Je rends grâce à Dieu pour les nombreux prêtres et religieux qui vivent dans votre pays une vie exemplaire de pauvreté, de charité et de sainteté. Face aux nombreuses difficultés, ils pourraient être tentés de perdre le zèle et la créativité indispensables pour un ministère efficace. Je prie vivement afin que le Seigneur continue à les affermir dans leur travail. Dans ce but, j'invite toute l'Eglise qui est en Inde à renouveler son engagement missionnaire (cf. Redemptoris missio RMi 2).
Les hommes et les femmes consacrés apportent une contribution particulièrement précieuse à vos Eglises locales. Je souhaite que vous continuiez tous à collaborer étroitement. Dans les circonstances actuelles, il existe un besoin toujours plus grand de bonnes relations réciproques. Certains conflits difficiles et douloureux concernant la gestion d'instituts et la possession de propriétés sont apparus dans votre région. Toutefois, ces questions ne sont pas insurmontables pour ceux qui vivent l'Evangile dans un esprit d'amour fraternel et de service. La planification pastorale et les accords clairs entre les évêques et les supérieurs religieux peuvent souvent offrir une solution à cette sorte de problèmes. Je suis certain que "les personnes consacrées ne manqueront pas d'offrir généreusement leur collaboration à l'Eglise particulière selon leurs forces et dans le respect de leur charisme, oeuvrant en pleine communion avec l'évêque dans le domaine de l'évangélisation, de la catéchèse, de la vie des paroisses. (Vita consecrata VC 49).

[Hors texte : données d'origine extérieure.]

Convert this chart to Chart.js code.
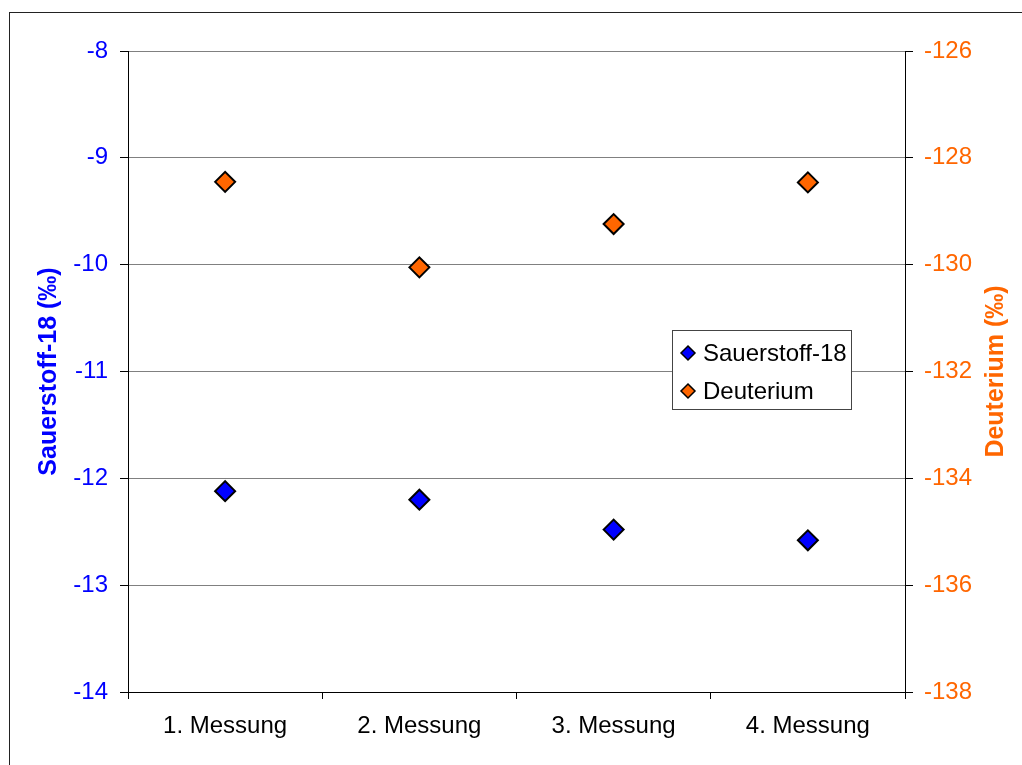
<!DOCTYPE html>
<html>
<head>
<meta charset="utf-8">
<script src="https://cdn.jsdelivr.net/npm/chart.js@4"></script>
<style>
  body { margin: 0; background: #fff; }
  canvas { display: block; }
</style>
</head>
<body>
<canvas id="myChart" width="1022" height="765"></canvas>
<script>
const messungen = ['1. Messung', '2. Messung', '3. Messung', '4. Messung'];
const sauerstoff18 = [-12.12, -12.2, -12.48, -12.58];
const deuterium = [-128.45, -130.05, -129.24, -128.46];
const sauerstoffRange = [-14, -8];
const deuteriumRange = [-138, -126];

const FONT = "'Liberation Sans', Arial, sans-serif";
Chart.defaults.font.family = FONT;
Chart.defaults.font.size = 24;

// white page + thin frame around the whole chart
const framePlugin = {
  id: 'frame',
  beforeDraw(chart) {
    const ctx = chart.ctx;
    ctx.save();
    ctx.fillStyle = '#fff';
    ctx.fillRect(0, 0, chart.width, chart.height);
    ctx.strokeStyle = '#222';
    ctx.lineWidth = 1;
    ctx.strokeRect(9.5, 12.5, chart.width + 20, chart.height + 20);
    ctx.restore();
  }
};

// right axis title, reading bottom to top like the left one
const rightTitlePlugin = {
  id: 'rightTitle',
  afterDraw(chart) {
    const ctx = chart.ctx;
    const area = chart.chartArea;
    ctx.save();
    ctx.translate(996, (area.top + area.bottom) / 2);
    ctx.rotate(-Math.PI / 2);
    ctx.fillStyle = '#ff6600';
    ctx.font = 'bold 25px ' + FONT;
    ctx.textAlign = 'center';
    ctx.textBaseline = 'middle';
    ctx.fillText('Deuterium (‰)', 0, 0);
    ctx.restore();
  }
};

// boxed legend sitting inside the plot
const legendBoxPlugin = {
  id: 'legendBox',
  afterDraw(chart) {
    const ctx = chart.ctx;
    const x = 672, y = 330, w = 179, h = 79;
    ctx.save();
    ctx.fillStyle = '#fff';
    ctx.fillRect(x, y, w, h);
    ctx.strokeStyle = '#444';
    ctx.lineWidth = 1;
    ctx.strokeRect(x + 0.5, y + 0.5, w, h);
    ctx.font = '24px ' + FONT;
    ctx.textBaseline = 'middle';
    chart.data.datasets.forEach(function (ds, i) {
      const cy = y + 23 + i * 38;
      ctx.fillStyle = ds.backgroundColor;
      ctx.strokeStyle = '#000';
      ctx.lineWidth = 1.5;
      ctx.beginPath();
      ctx.moveTo(x + 16, cy - 7);
      ctx.lineTo(x + 23, cy);
      ctx.lineTo(x + 16, cy + 7);
      ctx.lineTo(x + 9, cy);
      ctx.closePath();
      ctx.fill();
      ctx.stroke();
      ctx.fillStyle = '#000';
      ctx.fillText(ds.label, x + 31, cy + 1);
    });
    ctx.restore();
  }
};

const ctx = document.getElementById('myChart').getContext('2d');
const chart = new Chart(ctx, {
  type: 'line',
  data: {
    labels: messungen,
    datasets: [{
      label: 'Sauerstoff-18',
      data: sauerstoff18,
      yAxisID: 'y',
      showLine: false,
      pointStyle: 'rectRot',
      pointRadius: 10,
      pointBorderWidth: 2,
      borderColor: '#000',
      backgroundColor: '#0000ff'
    }, {
      label: 'Deuterium',
      data: deuterium,
      yAxisID: 'y1',
      showLine: false,
      pointStyle: 'rectRot',
      pointRadius: 10,
      pointBorderWidth: 2,
      borderColor: '#000',
      backgroundColor: '#ff6600'
    }]
  },
  options: {
    responsive: false,
    animation: false,
    layout: { padding: { top: 51, left: 0, right: 0, bottom: 0 } },
    plugins: {
      legend: { display: false },
      tooltip: { enabled: false }
    },
    scales: {
      x: {
        type: 'category',
        offset: true,
        grid: { drawOnChartArea: false, offset: true, tickLength: 7, tickColor: '#000' },
        border: { color: '#000' },
        ticks: { color: '#000', padding: 13 },
        afterFit: function (s) { s.height = 73; }
      },
      y: {
        position: 'left',
        min: sauerstoffRange[0],
        max: sauerstoffRange[1],
        ticks: { stepSize: 1, color: '#0000ff', padding: 12 },
        grid: { color: '#808080', tickColor: '#000', tickLength: 8 },
        border: { color: '#000' },
        title: {
          display: true,
          text: 'Sauerstoff-18 (‰)',
          color: '#0000ff',
          font: { weight: 'bold', size: 25 },
          padding: { top: 34, bottom: 0 }
        },
        afterFit: function (s) { s.width = 128; }
      },
      y1: {
        position: 'right',
        min: deuteriumRange[0],
        max: deuteriumRange[1],
        ticks: { stepSize: 2, color: '#ff6600', padding: 11 },
        grid: { drawOnChartArea: false, tickColor: '#000', tickLength: 8 },
        border: { color: '#000' },
        afterFit: function (s) { s.width = 117; }
      }
    }
  },
  plugins: [framePlugin, rightTitlePlugin, legendBoxPlugin]
});
</script>
</body>
</html>
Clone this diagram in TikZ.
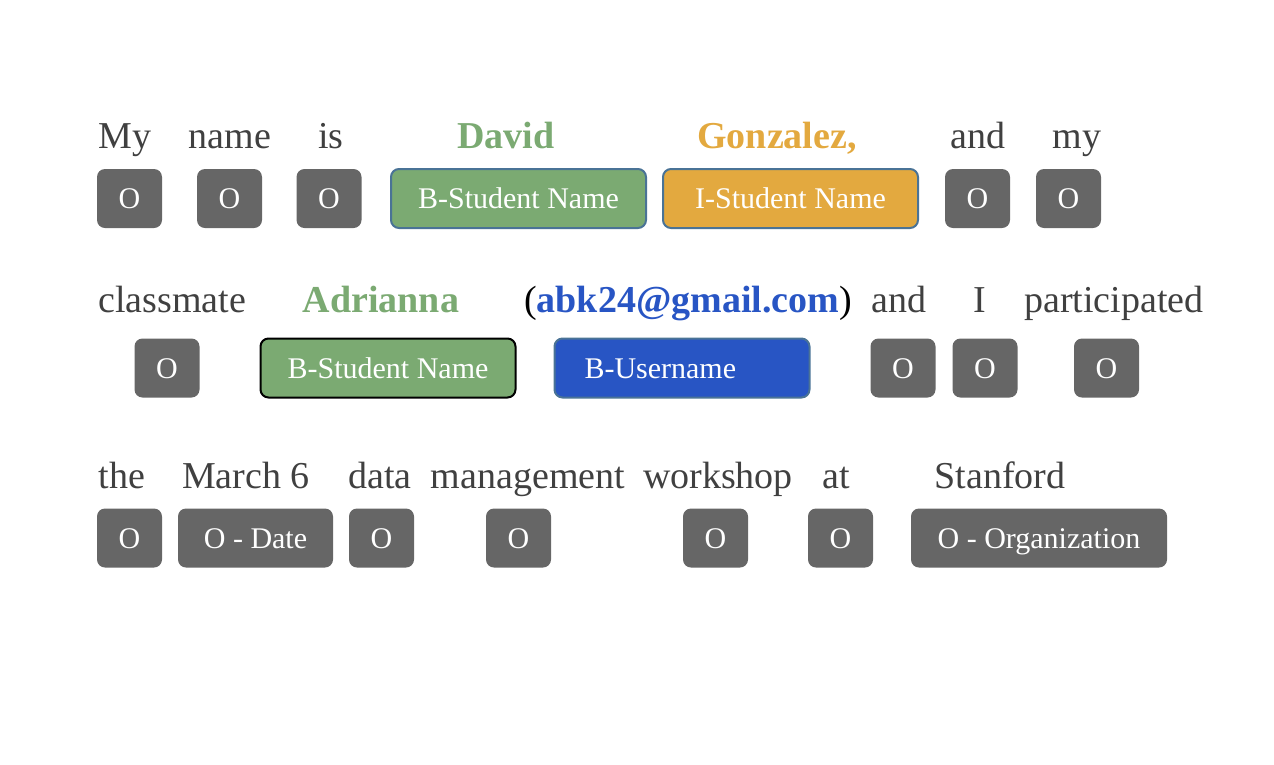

7. Chers frères, je forme des voeux fervents afin que votre pèlerinage à Rome constitue une opportunité pour réfléchir à nouveau sur la grâce de l'Esprit Saint que vous avez reçue par l'imposition des mains. L'un des signes caractéristiques du service apostolique à l'Eglise est la proclamation courageuse de l'Evangile (cf. Ac 2, 28, 30-31). Je vous exprime mon soutien dans la prière, ainsi qu'à ceux qui, en Inde, à travers leur témoignage, continuent à proclamer le Christ hier, aujourd'hui et à jamais (cf. He He 13,8). En priant afin que cette rencontre renforce votre foi dans le Christ, source de notre zèle missionnaire et apostolique, je vous confie, ainsi que tous ceux que vous servez, à l'intercession pleine d'amour de Marie, Reine du Rosaire, et je vous donne avec affection ma Bénédiction apostolique.